I didn't quite understand it until I read this part:

“I figured every time I talk about Nintendo, I’m going to throw in other stuff that gets flagged by Content ID, and just watch the corporations battle it out,” Sterling said. His hope was that by pulling this stunt, he could stop any company from monetising the video at all, since it wouldn’t be clear who really owned the footage in the first place. And if anybody did manage to monetise the video, they’d probably only get peanuts for it.

So the point isn't to not get flagged - it's just to prevent ads on the videos.
 

wiibomb

Member
brilliant move..

may be other youtubers can copy the same idea just to see the struggle of all these companies trying to leech out the content

fuck that ID content system
 

Htown

STOP SHITTING ON MY MOTHER'S HEADSTONE
Oh, really?
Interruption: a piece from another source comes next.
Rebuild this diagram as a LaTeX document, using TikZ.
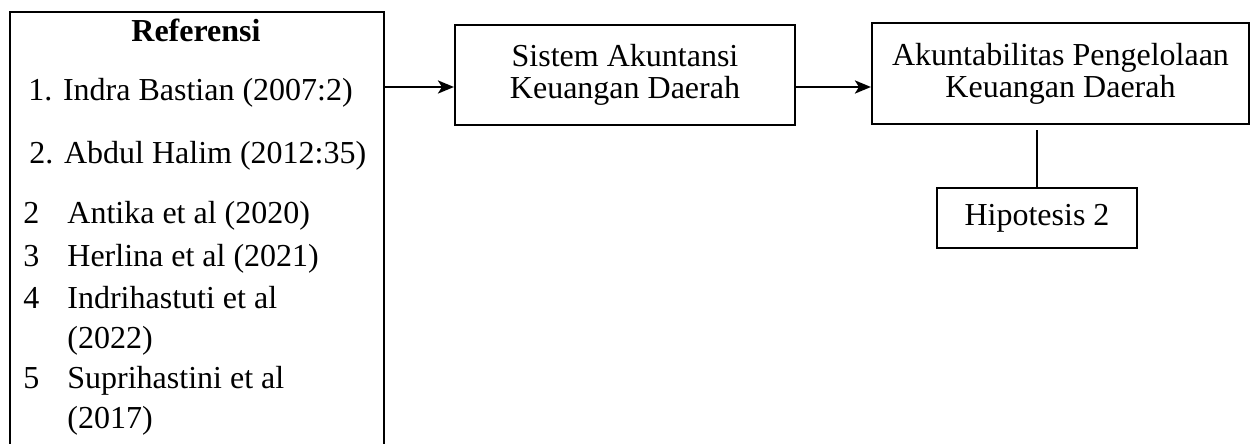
\documentclass[tikz,border=0pt]{standalone}
\usepackage{fontspec}
\setmainfont{Liberation Serif}
\usetikzlibrary{arrows.meta}

\begin{document}
\begin{tikzpicture}[x=0.5pt, y=-0.5pt,
  every node/.style={font=\fontsize{16}{16}\selectfont, inner sep=0pt},
  frame/.style={draw, line width=1pt},
  boxnode/.style={frame, align=center},
  item/.style={anchor=base west},
  arr/.style={line width=1.35pt, -{Stealth[length=8pt, width=6.5pt, inset=2pt]}},
  link/.style={line width=1pt}
]
  \useasboundingbox (0,0) rectangle (1258,444);

  % reference list frame (runs past the lower edge)
  \node[frame, anchor=north west, minimum width=187pt, minimum height=228pt] (ref) at (9,11) {};

  % list contents
  \node[anchor=base, font=\fontsize{16}{16}\selectfont\bfseries] (rtitle) at (196,42) {Referensi};
  \node[item] (r1) at (28,101) {1. Indra Bastian (2007:2)};
  \node[item] (r2) at (29,163) {2. Abdul Halim (2012:35)};
  \node[item] (n3) at (23,223) {2};
  \node[item] (t3) at (67,223) {Antika et al (2020)};
  \node[item] (n4) at (23,266) {3};
  \node[item] (t4) at (67,266) {Herlina et al (2021)};
  \node[item] (n5) at (23,308) {4};
  \node[item] (t5) at (67,308) {Indrihastuti et al};
  \node[item] (t5b) at (67,348) {(2022)};
  \node[item] (n6) at (23,388) {5};
  \node[item] (t6) at (67,388) {Suprihastini et al};
  \node[item] (t6b) at (67,428) {(2017)};

  % variable boxes
  \node[boxnode, minimum width=170pt, minimum height=50pt] (sak) at (625,75)
    {Sistem Akuntansi\\Keuangan Daerah};
  \node[boxnode, minimum width=188.5pt, minimum height=50.5pt] (akun) at (1060.5,73.5)
    {Akuntabilitas Pengelolaan\\Keuangan Daerah};
  \node[boxnode, minimum width=100pt, minimum height=30pt] (hip) at (1037,218)
    {Hipotesis 2};

  % connectors
  \coordinate (lvl) at (0,87);
  \draw[arr] (ref.east |- lvl) -- (sak.west |- lvl);
  \draw[arr] (sak.east |- lvl) -- (akun.west |- lvl);
  \draw[link, shorten >=2.5pt] (hip.north) -- (hip.north |- akun.south);
\end{tikzpicture}
\end{document}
I didn't catch that detail.

If true, I guess this won't be useful to YouTubers who aren't supported by Patreon.

it's simple

have two channels

do copyright claims on one channel with the other channel

YOU CAN'T LOSE
 

Nzyme32

Member
That's great! As this sees more use, that will likely cause a change to the system. Whether that will be a better or worse situation, we'll have to wait and see
 

bomblord1

Banned
I don't get it

Edit: Maybe ad this to the OP
“I discovered this by accident a few months back when competing claims from Sony and Konami meant no ads ended up running on my video. Pretty good workaround for someone trying to keep my series ad-free, even if it means you have to actively try and ‘infringe copyright’ to exercise your fair use rights.”
 

AHA-Lambda

Member
I didn't quite understand it until I read this part:



So the point isn't to not get flagged - it's just to prevent ads on the videos.

Yeah, so if he knows he's going to get flagged anyway (by showing literally seconds worth of footage, as some companies like Nintendo are just that consistently notorious) he might as well not have people make money off of his work who have no ethical claim to monetising it but are able to cos Content ID is a bag of shite.